My mother-in-law (I call her Mom) loves cute things. She likes pretty things too, but she really likes cute things. She treasures them. Mom has moved into a senior living facility. My husband, our three kids and I arrived at her old home on Christmas Eve full of nostalgia ready to clean and sort and divide memories amongst family members. We immediately found teddy bears galore and cute little doll figurines and little knick-knacks that reminded everyone of Grandma. Because Grandma likes ‘cute’.
When hearing what our plans were for our glorious Christmas vacation, one of my friends told me to make it as fun as possible. When she cleaned out her parents’ home she got a kick out of all the pairs of reading glasses she found everywhere. So, I wondered what ‘thing’ we might pick to keep track of. What would we find everywhere we looked?
It didn’t take us long to figure it out. Every time we tackled a new cupboard, drawer or shelf, I giggled to myself. I was practically guaranteed to find a candle, somewhere among the things. Bathroom, kitchen, bedroom, clothes closet, craft drawer—you name it. Every cupboard held a candle. Often a cute candle, or a pretty smelling candle, but at times just a simple votive candle. Occasionally the candle had been burned once, just enough to melt a little circle of wax around the wick, but most often we found old, dusty, but brand new candles. Untouched. Saved, most likely, for a special occasion. Within just an hour we found about seven candles.
Throughout Christmas day, while feeling sorry for ourselves for working on Christmas (but in a good-natured way because we’d already celebrated our Christmas at home before leaving) we found candles. While piecing together a “Christmas dinner” from whatever Mom had left in her pantry and the fresh food items we’d plucked from a store on our way in, my children began lighting the candles.
My first thought was to gasp, “What? You cannot ruin Grandma’s cute candles!” I looked at my children’s smiling faces (I still call them my children even though they are all bigger than I) and closed my mouth. Mom cannot burn candles in the facility, nor does she have much room for ‘stuff’.
All those years she treasured and saved those cute and pretty smelling special candles, and now she couldn’t enjoy them.
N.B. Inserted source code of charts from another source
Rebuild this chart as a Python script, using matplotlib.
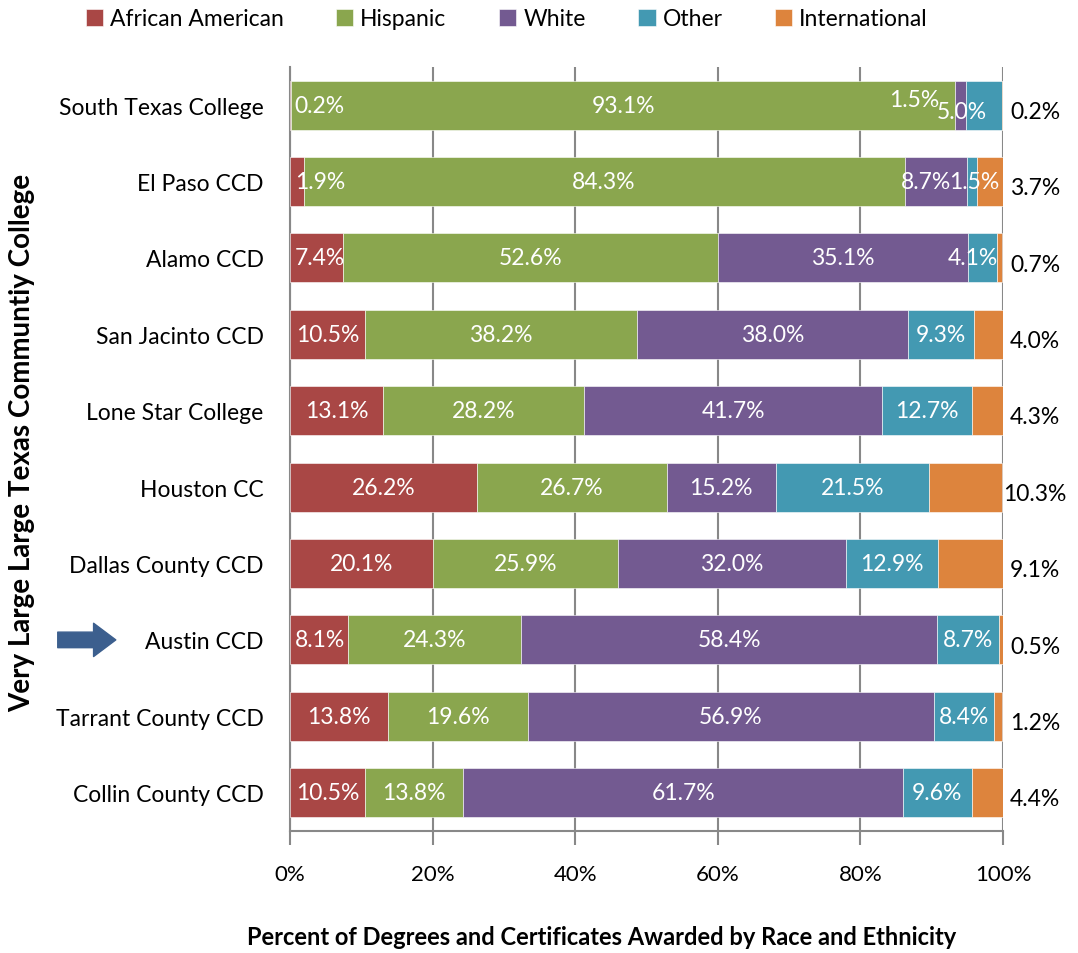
import matplotlib.pyplot as plt
import numpy as np
from matplotlib.transforms import blended_transform_factory

plt.rcParams['font.family'] = ['Lato', 'DejaVu Sans']

colleges = ['South Texas College', 'El Paso CCD', 'Alamo CCD', 'San Jacinto CCD',
            'Lone Star College', 'Houston CC', 'Dallas County CCD', 'Austin CCD',
            'Tarrant County CCD', 'Collin County CCD']
groups = ['African American', 'Hispanic', 'White', 'Other', 'International']
african_american = [0.2, 1.9, 7.4, 10.5, 13.1, 26.2, 20.1, 8.1, 13.8, 10.5]
hispanic = [93.1, 84.3, 52.6, 38.2, 28.2, 26.7, 25.9, 24.3, 19.6, 13.8]
white = [1.5, 8.7, 35.1, 38.0, 41.7, 15.2, 32.0, 58.4, 56.9, 61.7]
other = [5.0, 1.5, 4.1, 9.3, 12.7, 21.5, 12.9, 8.7, 8.4, 9.6]
international = [0.2, 3.7, 0.7, 4.0, 4.3, 10.3, 9.1, 0.5, 1.2, 4.4]

colors = ['#A94745', '#8AA64E', '#735A91', '#4399B2', '#DD843D']
series = [african_american, hispanic, white, other, international]

fig = plt.figure(figsize=(10.78, 9.54), dpi=100)
ax = fig.add_axes([0.269, 0.128, 0.6614, 0.8008])

y = np.arange(len(colleges))
left = np.zeros(len(colleges))
half = 4.2  # approx half label width in %
for k, (vals, col, name) in enumerate(zip(series, colors, groups)):
    vals = np.array(vals)
    ax.barh(y, vals, left=left, height=0.64, color=col, label=name,
            edgecolor='white', linewidth=0.4, zorder=3)
    for i, v in enumerate(vals):
        if k == 4:
            ax.text(104.5, i + 0.08, f'{v:.1f}%', ha='center', va='center',
                    fontsize=16.5, color='black', clip_on=False)
        else:
            cx = left[i] + v / 2
            cx = min(max(cx, half), 100 - half)
            dy = 0
            if i == 0 and k == 2:
                cx -= 6.5
                dy = -0.08
            if i == 0 and k == 3:
                cx -= 1.5
                dy = 0.08
            if i == 1 and k == 2:
                cx -= 1.3
            if i == 1 and k == 3:
                cx += 0.3
            ax.text(cx, i + dy, f'{v:.1f}%', ha='center', va='center',
                    fontsize=16.5, color='white', zorder=4)
    left += vals

ax.set_xlim(0, 100)
ax.set_ylim(len(colleges) - 0.5, -0.5)
ax.set_yticks(y)
ax.set_yticklabels(colleges, fontsize=16.5)
ax.tick_params(axis='y', length=0, pad=19)
ax.set_xticks([0, 20, 40, 60, 80, 100])
ax.set_xticklabels(['0%', '20%', '40%', '60%', '80%', '100%'], fontsize=16)
ax.tick_params(axis='x', length=10, width=1.5, color='#888888', pad=14)
ax.grid(axis='x', color='#888888', linewidth=1.5, zorder=0)
for s in ['top', 'right']:
    ax.spines[s].set_visible(False)
for s in ['left', 'bottom']:
    ax.spines[s].set_color('#888888')
    ax.spines[s].set_linewidth(1.5)

fig.legend(loc='upper center', bbox_to_anchor=(0.47, 1.012), ncol=5, frameon=False,
           fontsize=16.5, handlelength=0.75, handleheight=0.75, handletextpad=0.3,
           columnspacing=2.3)

fig.text(0.021, 0.536, 'Very Large Large Texas Communtiy College', rotation=90,
         ha='center', va='center', fontsize=20, fontweight='bold')
fig.text(0.558, 0.017, 'Percent of Degrees and Certificates Awarded by Race and Ethnicity',
         ha='center', va='center', fontsize=17, fontweight='bold')

# arrow pointing at Austin CCD
trans = blended_transform_factory(fig.transFigure, ax.transData)
ax.annotate('', xy=(0.110, colleges.index('Austin CCD')), xycoords=trans,
            xytext=(0.051, colleges.index('Austin CCD')), textcoords=trans,
            arrowprops=dict(arrowstyle='simple,head_length=1.0,head_width=1.5,tail_width=0.7',
                            color='#3C5F8E', mutation_scale=16))

fig.savefig('out.png', dpi=100)
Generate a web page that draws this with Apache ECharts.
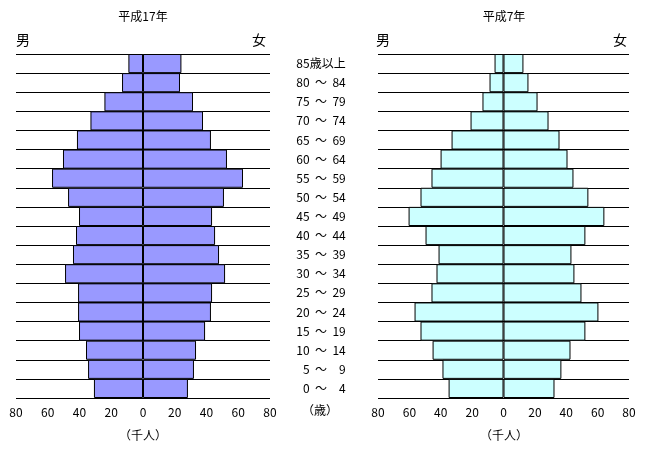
<!DOCTYPE html>
<html>
<head>
<meta charset="utf-8">
<script src="https://cdn.jsdelivr.net/npm/echarts@6/dist/echarts.min.js"></script>
<style>
  html, body { margin: 0; padding: 0; background: #fff; }
  #chart { width: 648px; height: 454px; }
</style>
</head>
<body>
<div id="chart"></div>
<script>
// age groups, youngest first (bottom of the pyramid)
const ages = ['\u20070  ～  \u20074', '\u20075  ～  \u20079', '10  ～  14', '15  ～  19', '20  ～  24',
  '25  ～  29', '30  ～  34', '35  ～  39', '40  ～  44', '45  ～  49', '50  ～  54', '55  ～  59',
  '60  ～  64', '65  ～  69', '70  ～  74', '75  ～  79', '80  ～  84', '85歳以上'];

// 平成17年 (thousand people)
const male17 = [30.9, 34.6, 35.9, 40.3, 40.9, 40.9, 49.1, 44.1, 42.2, 40.3, 47.2, 57.3, 50.4, 41.6, 33.1, 24.3, 13.2, 9.2];
const female17 = [28.3, 32.1, 33.4, 39.1, 42.8, 43.5, 51.7, 47.9, 45.4, 43.5, 51.0, 63.0, 52.9, 42.8, 37.8, 31.5, 23.3, 24.2];

// 平成7年 (thousand people)
const male7 = [35.0, 38.9, 45.2, 52.9, 56.7, 45.9, 42.7, 41.4, 49.7, 60.5, 52.9, 45.9, 40.1, 33.1, 21.0, 13.4, 8.9, 5.7];
const female7 = [32.5, 36.9, 42.7, 52.2, 60.5, 49.7, 45.2, 43.3, 52.2, 64.3, 54.1, 44.6, 40.8, 35.7, 28.7, 21.7, 15.9, 12.7];

const font = '"Noto Sans CJK JP", sans-serif';

function xAxisFor(gridIndex) {
  return {
    type: 'value', gridIndex: gridIndex, min: -80, max: 80, interval: 10,
    axisLine: { lineStyle: { color: '#000', width: 1 } },
    axisTick: { length: 5, lineStyle: { color: '#000' } },
    splitLine: { show: false },
    axisLabel: {
      color: '#000', fontSize: 12, fontFamily: font, margin: 8,
      formatter: v => (v % 20 === 0 ? String(Math.abs(v)) : '')
    }
  };
}

function yAxisFor(gridIndex, withLabels) {
  return {
    type: 'category', gridIndex: gridIndex, data: ages, position: 'right',
    axisLine: { show: false },
    axisTick: { show: false },
    splitLine: { show: true, lineStyle: { color: '#000', width: 1 } },
    axisLabel: {
      show: withLabels, color: '#000', fontSize: 12, fontFamily: font,
      align: 'center', margin: 51
    }
  };
}

function barSeries(idx, values, sign, color) {
  return {
    type: 'bar', xAxisIndex: idx, yAxisIndex: idx, stack: 'p' + idx,
    data: values.map(v => sign * v),
    barCategoryGap: '0%',
    itemStyle: { color: color, borderColor: '#000', borderWidth: 1 },
    silent: true
  };
}

const chart = echarts.init(document.getElementById('chart'));
chart.setOption({
  animation: false,
  grid: [
    { left: 16, top: 54, width: 254, height: 344 },
    { left: 378, top: 54, width: 251, height: 344 }
  ],
  xAxis: [xAxisFor(0), xAxisFor(1)],
  yAxis: [yAxisFor(0, true), yAxisFor(1, false)],
  series: [
    barSeries(0, male17, -1, '#9999ff'),
    barSeries(0, female17, 1, '#9999ff'),
    barSeries(1, male7, -1, '#ccffff'),
    barSeries(1, female7, 1, '#ccffff')
  ],
  graphic: [
    { type: 'text', x: 143, y: 10, style: { text: '平成17年', font: '12px ' + font, fill: '#000', align: 'center' } },
    { type: 'text', x: 504, y: 10, style: { text: '平成7年', font: '12px ' + font, fill: '#000', align: 'center' } },
    { type: 'text', x: 16, y: 33, style: { text: '男', font: '14px ' + font, fill: '#000' } },
    { type: 'text', x: 266, y: 33, style: { text: '女', font: '14px ' + font, fill: '#000', align: 'right' } },
    { type: 'text', x: 376, y: 33, style: { text: '男', font: '14px ' + font, fill: '#000' } },
    { type: 'text', x: 627, y: 33, style: { text: '女', font: '14px ' + font, fill: '#000', align: 'right' } },
    { type: 'text', x: 320, y: 404, style: { text: '（歳）', font: '12px ' + font, fill: '#000', align: 'center' } },
    { type: 'text', x: 143, y: 429, style: { text: '（千人）', font: '12px ' + font, fill: '#000', align: 'center' } },
    { type: 'text', x: 504, y: 429, style: { text: '（千人）', font: '12px ' + font, fill: '#000', align: 'center' } }
  ]
});
</script>
</body>
</html>
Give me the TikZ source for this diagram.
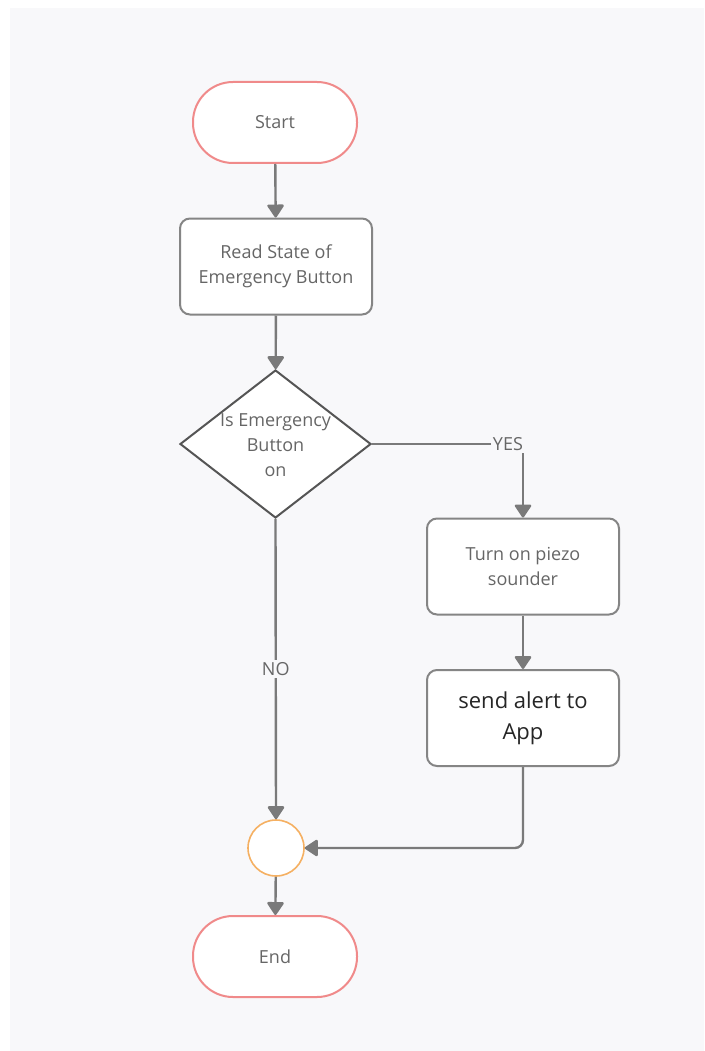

The house had that smell that goes with deserted homes but the candles gradually spread an aroma of warmth and peace around the house. By the time we sat for supper, the kids had grouped five candles in the middle of the dining room table and arranged a line-up of candles—dusty and marred from so many years in storage—along the counter top. The glow of all those burning candles brought back memories of Grandma and Grandpa and all the times we’d eaten with them (sometimes with candles burning to celebrate a special time). The soft glow made us feel as if maybe we hadn’t missed out completely on Christmas.
Throughout our seven cleaning days, through the ups and downs of it all, I wanted to laugh or sigh every time I found another candle. My kids wanted to burn them. I saved the pristine ones for an estate sale. The marred or partially burned ones, we lit and enjoyed every evening.
Every single cupboard housed at least one candle. What had Mom saved them for? I remember my mother reading a poem called “If I Had My Life to Live Over,” by Erma Bombeck. It spoke of doing life differently, of going ahead and burning those special candles. I didn’t get it back when mom shared it with me, but I sure do now!
Enjoy those moments. Count your blessings, but don’t just save them. Use them. Savor them. Don’t keep them in the cupboard. (tweet this) Sing on that long trip. Call that friend. Put down the iPhone and look into those eyes and have that conversation. Hold that hand. Soak in the light and aroma of those candles.